▶ [EXERCISE TASK]:
Omit every picture, and retype the lines that run from the beginning of the data below through the line containing "font=dict(family=FONT, size=16, color=TXT)))", inclusive.

+++ SUPPLIED DATA +++

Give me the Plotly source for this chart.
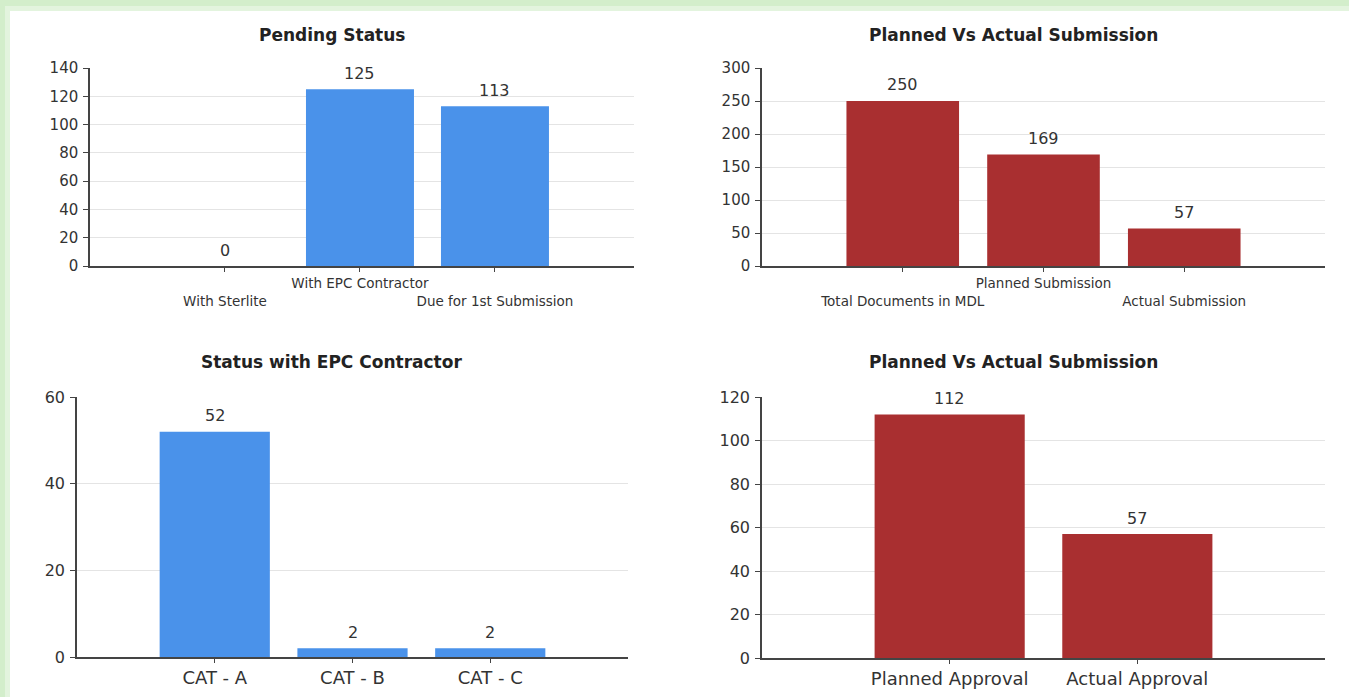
import plotly.graph_objects as go

W, H = 1349, 697

# ---- data ----
pending_cats = ["With Sterlite", "With EPC Contractor", "Due for 1st Submission"]
pending_vals = [0, 125, 113]

submission_cats = ["Total Documents in MDL", "Planned Submission", "Actual Submission"]
submission_vals = [250, 169, 57]

epc_cats = ["CAT - A", "CAT - B", "CAT - C"]
epc_vals = [52, 2, 2]

approval_cats = ["Planned Approval", "Actual Approval"]
approval_vals = [112, 57]

panel_titles = ["Pending Status", "Planned Vs Actual Submission",
                "Status with EPC Contractor", "Planned Vs Actual Submission"]

BLUE = "#4A92EA"
RED = "#A92F30"
TXT = "#333333"
AX = "#444444"
GRID = "#E4E4E4"
FONT = "DejaVu Sans, Verdana, sans-serif"


def xd(a, b):
    return [a / W, b / W]


def yd(top, bottom):
    return [1 - bottom / H, 1 - top / H]


def stagger(labels):
    return [("" if i % 2 == 1 else "<br>") + s for i, s in enumerate(labels)]


fig = go.Figure()

panels = [
    (pending_cats, pending_vals, BLUE, "x", "y"),
    (submission_cats, submission_vals, RED, "x2", "y2"),
    (epc_cats, epc_vals, BLUE, "x3", "y3"),
    (approval_cats, approval_vals, RED, "x4", "y4"),
]

annotations = []
for cats, vals, col, xa, ya in panels:
    fig.add_trace(go.Bar(x=cats, y=vals, marker=dict(color=col, line=dict(width=0)),
                         width=0.8, xaxis=xa, yaxis=ya, showlegend=False,
                         hoverinfo="x+y"))
    for c, v in zip(cats, vals):
        annotations.append(dict(x=c, y=v, xref=xa, yref=ya, text=str(v), showarrow=False,
                                yshift=16, yanchor="middle",
                                font=dict(family=FONT, size=16, color=TXT)))

# titles
for (tx, ty), t in zip([(332, 35), (1013, 35), (331, 362), (1013, 362)], panel_titles):
    annotations.append(dict(x=tx / W, y=1 - ty / H, xref="paper", yref="paper", text="<b>" + t + "</b>",
                            showarrow=False, xanchor="center", yanchor="middle",
                            font=dict(family=FONT, size=17, color="#222222")))


def yaxis_cfg(dom, rng, dtick, anchor, size):
    return dict(domain=dom, range=rng, dtick=dtick, anchor=anchor, showline=True, linecolor=AX,
                linewidth=1.5, ticks="outside", ticklen=5, tickcolor=AX, showgrid=True, gridcolor=GRID,
                gridwidth=1, zeroline=False, automargin=False, ticklabelstandoff=2,
                tickfont=dict(family=FONT, size=size, color=TXT))


def xaxis_cfg(dom, rng, anchor, cats, ticktext, size):
    return dict(domain=dom, range=rng, anchor=anchor, type="category", showline=True, linecolor=AX,
                linewidth=1.5, ticks="outside", ticklen=4, tickcolor=AX, showgrid=False, zeroline=False,
                tickmode="array", tickvals=cats, ticktext=ticktext, automargin=False, tickangle=0,
                tickfont=dict(family=FONT, size=size, color=TXT))


fig.update_layout(
    width=W, height=H,
    margin=dict(l=0, r=0, t=0, b=0),
    paper_bgcolor="#D3EECB",
    plot_bgcolor="rgba(0,0,0,0)",
    bargap=0.2,
    xaxis=xaxis_cfg(xd(90, 634), [-1, 3.03], "y", pending_cats, stagger(pending_cats), 13.5),
    yaxis=yaxis_cfg(yd(68, 266), [0, 140], 20, "x", 15),
    xaxis2=xaxis_cfg(xd(762, 1325), [-1, 3], "y2", submission_cats, stagger(submission_cats), 13.5),
    yaxis2=yaxis_cfg(yd(68, 266), [0, 300], 50, "x2", 15),
    xaxis3=xaxis_cfg(xd(77, 628), [-1, 3], "y3", epc_cats, epc_cats, 18),
    yaxis3=yaxis_cfg(yd(397, 657), [0, 60], 20, "x3", 16),
    xaxis4=xaxis_cfg(xd(762, 1325), [-1, 2], "y4", approval_cats, approval_cats, 18),
    yaxis4=yaxis_cfg(yd(397, 658), [0, 120], 20, "x4", 16),
    annotations=annotations,
    shapes=[
        dict(type="rect", xref="paper", yref="paper", x0=5 / W, x1=1, y0=0, y1=1 - 6 / H,
             fillcolor="#E3F4DE", line=dict(width=0), layer="below"),
        dict(type="rect", xref="paper", yref="paper", x0=10 / W, x1=1, y0=0, y1=1 - 11 / H,
             fillcolor="#FFFFFF", line=dict(width=0), layer="below"),
    ],
)

fig.write_html("out.html")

+++

▶ [ANSWER TO THE EXERCISE]:
Give me the Plotly source for this chart.
import plotly.graph_objects as go

W, H = 1349, 697

# ---- data ----
pending_cats = ["With Sterlite", "With EPC Contractor", "Due for 1st Submission"]
pending_vals = [0, 125, 113]

submission_cats = ["Total Documents in MDL", "Planned Submission", "Actual Submission"]
submission_vals = [250, 169, 57]

epc_cats = ["CAT - A", "CAT - B", "CAT - C"]
epc_vals = [52, 2, 2]

approval_cats = ["Planned Approval", "Actual Approval"]
approval_vals = [112, 57]

panel_titles = ["Pending Status", "Planned Vs Actual Submission",
                "Status with EPC Contractor", "Planned Vs Actual Submission"]

BLUE = "#4A92EA"
RED = "#A92F30"
TXT = "#333333"
AX = "#444444"
GRID = "#E4E4E4"
FONT = "DejaVu Sans, Verdana, sans-serif"


def xd(a, b):
    return [a / W, b / W]


def yd(top, bottom):
    return [1 - bottom / H, 1 - top / H]


def stagger(labels):
    return [("" if i % 2 == 1 else "<br>") + s for i, s in enumerate(labels)]


fig = go.Figure()

panels = [
    (pending_cats, pending_vals, BLUE, "x", "y"),
    (submission_cats, submission_vals, RED, "x2", "y2"),
    (epc_cats, epc_vals, BLUE, "x3", "y3"),
    (approval_cats, approval_vals, RED, "x4", "y4"),
]

annotations = []
for cats, vals, col, xa, ya in panels:
    fig.add_trace(go.Bar(x=cats, y=vals, marker=dict(color=col, line=dict(width=0)),
                         width=0.8, xaxis=xa, yaxis=ya, showlegend=False,
                         hoverinfo="x+y"))
    for c, v in zip(cats, vals):
        annotations.append(dict(x=c, y=v, xref=xa, yref=ya, text=str(v), showarrow=False,
                                yshift=16, yanchor="middle",
                                font=dict(family=FONT, size=16, color=TXT)))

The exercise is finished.